Task description ::
Write the material out again in full, word for word. Do not include the pictures.

** Start Supplied information **

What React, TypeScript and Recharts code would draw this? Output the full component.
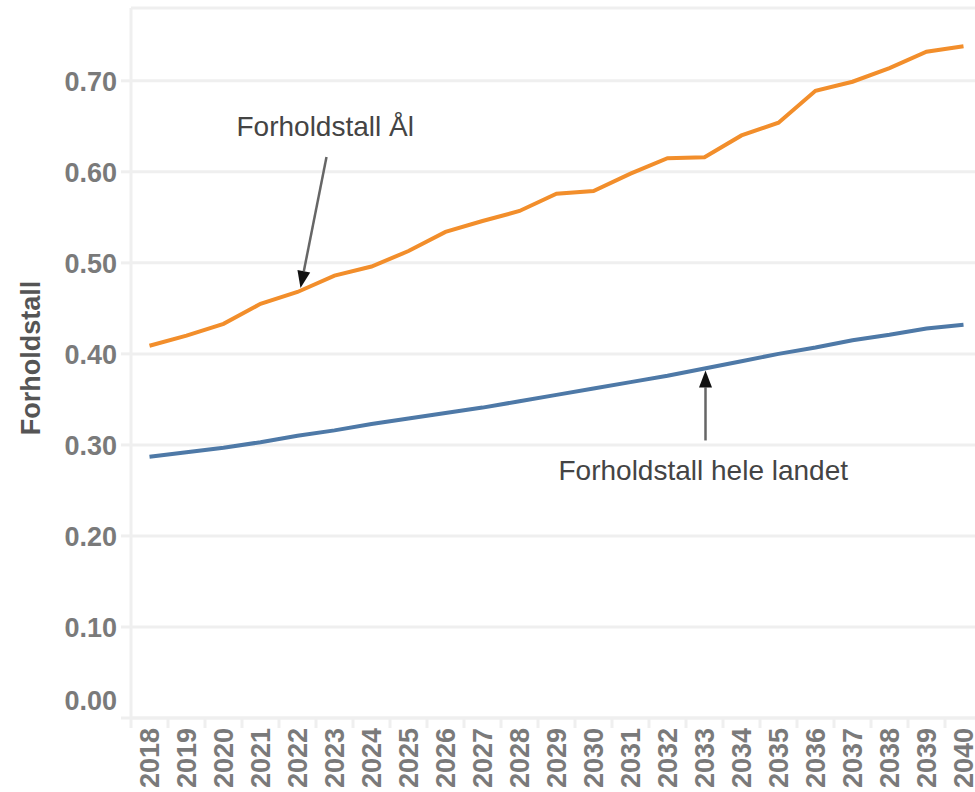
import React from "react";
import { LineChart, Line, XAxis, YAxis, CartesianGrid, ReferenceDot } from "recharts";

const YEARS = [
  "2018", "2019", "2020", "2021", "2022", "2023", "2024", "2025", "2026", "2027", "2028", "2029",
  "2030", "2031", "2032", "2033", "2034", "2035", "2036", "2037", "2038", "2039", "2040",
];

// Forholdstall Ål
const AAL = [
  0.409, 0.42, 0.433, 0.455, 0.468, 0.486, 0.496, 0.513, 0.534, 0.546, 0.557, 0.576,
  0.579, 0.598, 0.615, 0.616, 0.64, 0.654, 0.689, 0.699, 0.714, 0.732, 0.738,
];

// Forholdstall hele landet
const LANDET = [
  0.287, 0.292, 0.297, 0.303, 0.31, 0.316, 0.323, 0.329, 0.335, 0.341, 0.348, 0.355,
  0.362, 0.369, 0.376, 0.384, 0.392, 0.4, 0.407, 0.415, 0.421, 0.428, 0.432,
];

const Y_TICKS = [0, 0.1, 0.2, 0.3, 0.4, 0.5, 0.6, 0.7];

const data = YEARS.map((year, i) => ({ year, aal: AAL[i], landet: LANDET[i] }));

const FONT = "'Liberation Sans', Arial, Helvetica, sans-serif";
const TICK_GREY = "#7a7a7a";
const LIGHT = "#efefef";

const CHART_W = 1000;
const CHART_H = 792;
const AXIS_W = 131;
const RIGHT = 18;
const BAND = (CHART_W - AXIS_W - RIGHT) / YEARS.length;

function YearTick({ x, y, payload }: any) {
  const sep = x - BAND / 2;
  const tx = x + 9;
  const ty = y + 10;
  return (
    <g>
      <line x1={sep} x2={sep} y1={y} y2={y + 10} stroke={LIGHT} strokeWidth={3} />
      <text
        x={tx}
        y={ty}
        transform={`rotate(-90, ${tx}, ${ty})`}
        textAnchor="end"
        fontFamily={FONT}
        fontWeight="bold"
        fontSize={27}
        fill={TICK_GREY}
      >
        {payload.value}
      </text>
    </g>
  );
}

function ValueTick({ x, y, payload }: any) {
  const shift = payload.value === 0 ? -18 : 0;
  return (
    <text
      x={x}
      y={y + shift}
      dy="0.36em"
      textAnchor="end"
      fontFamily={FONT}
      fontWeight="bold"
      fontSize={27}
      fill={TICK_GREY}
    >
      {Number(payload.value).toFixed(2)}
    </text>
  );
}

function AxisTitle({ viewBox }: any) {
  const x = viewBox.x + 31;
  const y = viewBox.y + viewBox.height / 2 - 5;
  return (
    <text
      x={x}
      y={y}
      transform={`rotate(-90, ${x}, ${y})`}
      textAnchor="middle"
      dominantBaseline="central"
      fontFamily={FONT}
      fontWeight="bold"
      fontSize={27}
      fill="#555"
    >
      Forholdstall
    </text>
  );
}

function Callout({ cx, cy, text, textDx, textDy, from, to }: any) {
  const x1 = cx + from[0];
  const y1 = cy + from[1];
  const x2 = cx + to[0];
  const y2 = cy + to[1];
  const len = Math.hypot(x2 - x1, y2 - y1);
  const ux = (x2 - x1) / len;
  const uy = (y2 - y1) / len;
  const head = 17;
  const half = 6.5;
  const bx = x2 - ux * head;
  const by = y2 - uy * head;
  const pts = `${x2},${y2} ${bx - uy * half},${by + ux * half} ${bx + uy * half},${by - ux * half}`;
  return (
    <g>
      <line x1={x1} y1={y1} x2={bx} y2={by} stroke="#666" strokeWidth={2.5} />
      <polygon points={pts} fill="#111" />
      <text x={cx + textDx} y={cy + textDy} fontFamily={FONT} fontSize={28} fill="#444">
        {text}
      </text>
    </g>
  );
}

export default function App() {
  return (
    <div
      style={{
        position: "absolute",
        left: 0,
        top: 0,
        width: 975,
        height: 792,
        overflow: "hidden",
        background: "#fff",
      }}
    >
      <LineChart
        width={CHART_W}
        height={CHART_H}
        data={data}
        margin={{ top: 8, right: RIGHT, left: 0, bottom: 0 }}
      >
        <CartesianGrid vertical={false} stroke={LIGHT} strokeWidth={3} />
        <XAxis
          dataKey="year"
          scale="band"
          interval={0}
          height={74}
          tickSize={0}
          tickMargin={0}
          tickLine={false}
          axisLine={{ stroke: LIGHT, strokeWidth: 3 }}
          tick={(props: any) => <YearTick {...props} />}
        />
        <YAxis
          width={AXIS_W}
          domain={[0, 0.78]}
          ticks={Y_TICKS}
          allowDataOverflow
          tickSize={10}
          tickMargin={4}
          tickLine={{ stroke: LIGHT, strokeWidth: 3 }}
          axisLine={{ stroke: LIGHT, strokeWidth: 3 }}
          tick={(props: any) => <ValueTick {...props} />}
          label={(props: any) => <AxisTitle {...props} />}
        />
        <Line
          type="linear"
          dataKey="landet"
          stroke="#4e79a7"
          strokeWidth={4}
          dot={false}
          activeDot={false}
          isAnimationActive={false}
        />
        <Line
          type="linear"
          dataKey="aal"
          stroke="#f28e2b"
          strokeWidth={4}
          dot={false}
          activeDot={false}
          isAnimationActive={false}
        />
        <ReferenceDot
          x={YEARS[4]}
          y={AAL[4]}
          shape={(p: any) => (
            <Callout
              cx={p.cx}
              cy={p.cy}
              text="Forholdstall Ål"
              textDx={-61}
              textDy={-156}
              from={[29, -135]}
              to={[3, -4]}
            />
          )}
        />
        <ReferenceDot
          x={YEARS[15]}
          y={LANDET[15]}
          shape={(p: any) => (
            <Callout
              cx={p.cx}
              cy={p.cy}
              text="Forholdstall hele landet"
              textDx={-146}
              textDy={112}
              from={[1, 72]}
              to={[1, 2]}
            />
          )}
        />
      </LineChart>
    </div>
  );
}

** End Supplied information **

Task answer ::
What React, TypeScript and Recharts code would draw this? Output the full component.
import React from "react";
import { LineChart, Line, XAxis, YAxis, CartesianGrid, ReferenceDot } from "recharts";

const YEARS = [
  "2018", "2019", "2020", "2021", "2022", "2023", "2024", "2025", "2026", "2027", "2028", "2029",
  "2030", "2031", "2032", "2033", "2034", "2035", "2036", "2037", "2038", "2039", "2040",
];

// Forholdstall Ål
const AAL = [
  0.409, 0.42, 0.433, 0.455, 0.468, 0.486, 0.496, 0.513, 0.534, 0.546, 0.557, 0.576,
  0.579, 0.598, 0.615, 0.616, 0.64, 0.654, 0.689, 0.699, 0.714, 0.732, 0.738,
];

// Forholdstall hele landet
const LANDET = [
  0.287, 0.292, 0.297, 0.303, 0.31, 0.316, 0.323, 0.329, 0.335, 0.341, 0.348, 0.355,
  0.362, 0.369, 0.376, 0.384, 0.392, 0.4, 0.407, 0.415, 0.421, 0.428, 0.432,
];

const Y_TICKS = [0, 0.1, 0.2, 0.3, 0.4, 0.5, 0.6, 0.7];

const data = YEARS.map((year, i) => ({ year, aal: AAL[i], landet: LANDET[i] }));

const FONT = "'Liberation Sans', Arial, Helvetica, sans-serif";
const TICK_GREY = "#7a7a7a";
const LIGHT = "#efefef";

const CHART_W = 1000;
const CHART_H = 792;
const AXIS_W = 131;
const RIGHT = 18;
const BAND = (CHART_W - AXIS_W - RIGHT) / YEARS.length;

function YearTick({ x, y, payload }: any) {
  const sep = x - BAND / 2;
  const tx = x + 9;
  const ty = y + 10;
  return (
    <g>
      <line x1={sep} x2={sep} y1={y} y2={y + 10} stroke={LIGHT} strokeWidth={3} />
      <text
        x={tx}
        y={ty}
        transform={`rotate(-90, ${tx}, ${ty})`}
        textAnchor="end"
        fontFamily={FONT}
        fontWeight="bold"
        fontSize={27}
        fill={TICK_GREY}
      >
        {payload.value}
      </text>
    </g>
  );
}

function ValueTick({ x, y, payload }: any) {
  const shift = payload.value === 0 ? -18 : 0;
  return (
    <text
      x={x}
      y={y + shift}
      dy="0.36em"
      textAnchor="end"
      fontFamily={FONT}
      fontWeight="bold"
      fontSize={27}
      fill={TICK_GREY}
    >
      {Number(payload.value).toFixed(2)}
    </text>
  );
}

function AxisTitle({ viewBox }: any) {
  const x = viewBox.x + 31;
  const y = viewBox.y + viewBox.height / 2 - 5;
  return (
    <text
      x={x}
      y={y}
      transform={`rotate(-90, ${x}, ${y})`}
      textAnchor="middle"
      dominantBaseline="central"
      fontFamily={FONT}
      fontWeight="bold"
      fontSize={27}
      fill="#555"
    >
      Forholdstall
    </text>
  );
}

function Callout({ cx, cy, text, textDx, textDy, from, to }: any) {
  const x1 = cx + from[0];
  const y1 = cy + from[1];
  const x2 = cx + to[0];
  const y2 = cy + to[1];
  const len = Math.hypot(x2 - x1, y2 - y1);
  const ux = (x2 - x1) / len;
  const uy = (y2 - y1) / len;
  const head = 17;
  const half = 6.5;
  const bx = x2 - ux * head;
  const by = y2 - uy * head;
  const pts = `${x2},${y2} ${bx - uy * half},${by + ux * half} ${bx + uy * half},${by - ux * half}`;
  return (
    <g>
      <line x1={x1} y1={y1} x2={bx} y2={by} stroke="#666" strokeWidth={2.5} />
      <polygon points={pts} fill="#111" />
      <text x={cx + textDx} y={cy + textDy} fontFamily={FONT} fontSize={28} fill="#444">
        {text}
      </text>
    </g>
  );
}

export default function App() {
  return (
    <div
      style={{
        position: "absolute",
        left: 0,
        top: 0,
        width: 975,
        height: 792,
        overflow: "hidden",
        background: "#fff",
      }}
    >
      <LineChart
        width={CHART_W}
        height={CHART_H}
        data={data}
        margin={{ top: 8, right: RIGHT, left: 0, bottom: 0 }}
      >
        <CartesianGrid vertical={false} stroke={LIGHT} strokeWidth={3} />
        <XAxis
          dataKey="year"
          scale="band"
          interval={0}
          height={74}
          tickSize={0}
          tickMargin={0}
          tickLine={false}
          axisLine={{ stroke: LIGHT, strokeWidth: 3 }}
          tick={(props: any) => <YearTick {...props} />}
        />
        <YAxis
          width={AXIS_W}
          domain={[0, 0.78]}
          ticks={Y_TICKS}
          allowDataOverflow
          tickSize={10}
          tickMargin={4}
          tickLine={{ stroke: LIGHT, strokeWidth: 3 }}
          axisLine={{ stroke: LIGHT, strokeWidth: 3 }}
          tick={(props: any) => <ValueTick {...props} />}
          label={(props: any) => <AxisTitle {...props} />}
        />
        <Line
          type="linear"
          dataKey="landet"
          stroke="#4e79a7"
          strokeWidth={4}
          dot={false}
          activeDot={false}
          isAnimationActive={false}
        />
        <Line
          type="linear"
          dataKey="aal"
          stroke="#f28e2b"
          strokeWidth={4}
          dot={false}
          activeDot={false}
          isAnimationActive={false}
        />
        <ReferenceDot
          x={YEARS[4]}
          y={AAL[4]}
          shape={(p: any) => (
            <Callout
              cx={p.cx}
              cy={p.cy}
              text="Forholdstall Ål"
              textDx={-61}
              textDy={-156}
              from={[29, -135]}
              to={[3, -4]}
            />
          )}
        />
        <ReferenceDot
          x={YEARS[15]}
          y={LANDET[15]}
          shape={(p: any) => (
            <Callout
              cx={p.cx}
              cy={p.cy}
              text="Forholdstall hele landet"
              textDx={-146}
              textDy={112}
              from={[1, 72]}
              to={[1, 2]}
            />
          )}
        />
      </LineChart>
    </div>
  );
}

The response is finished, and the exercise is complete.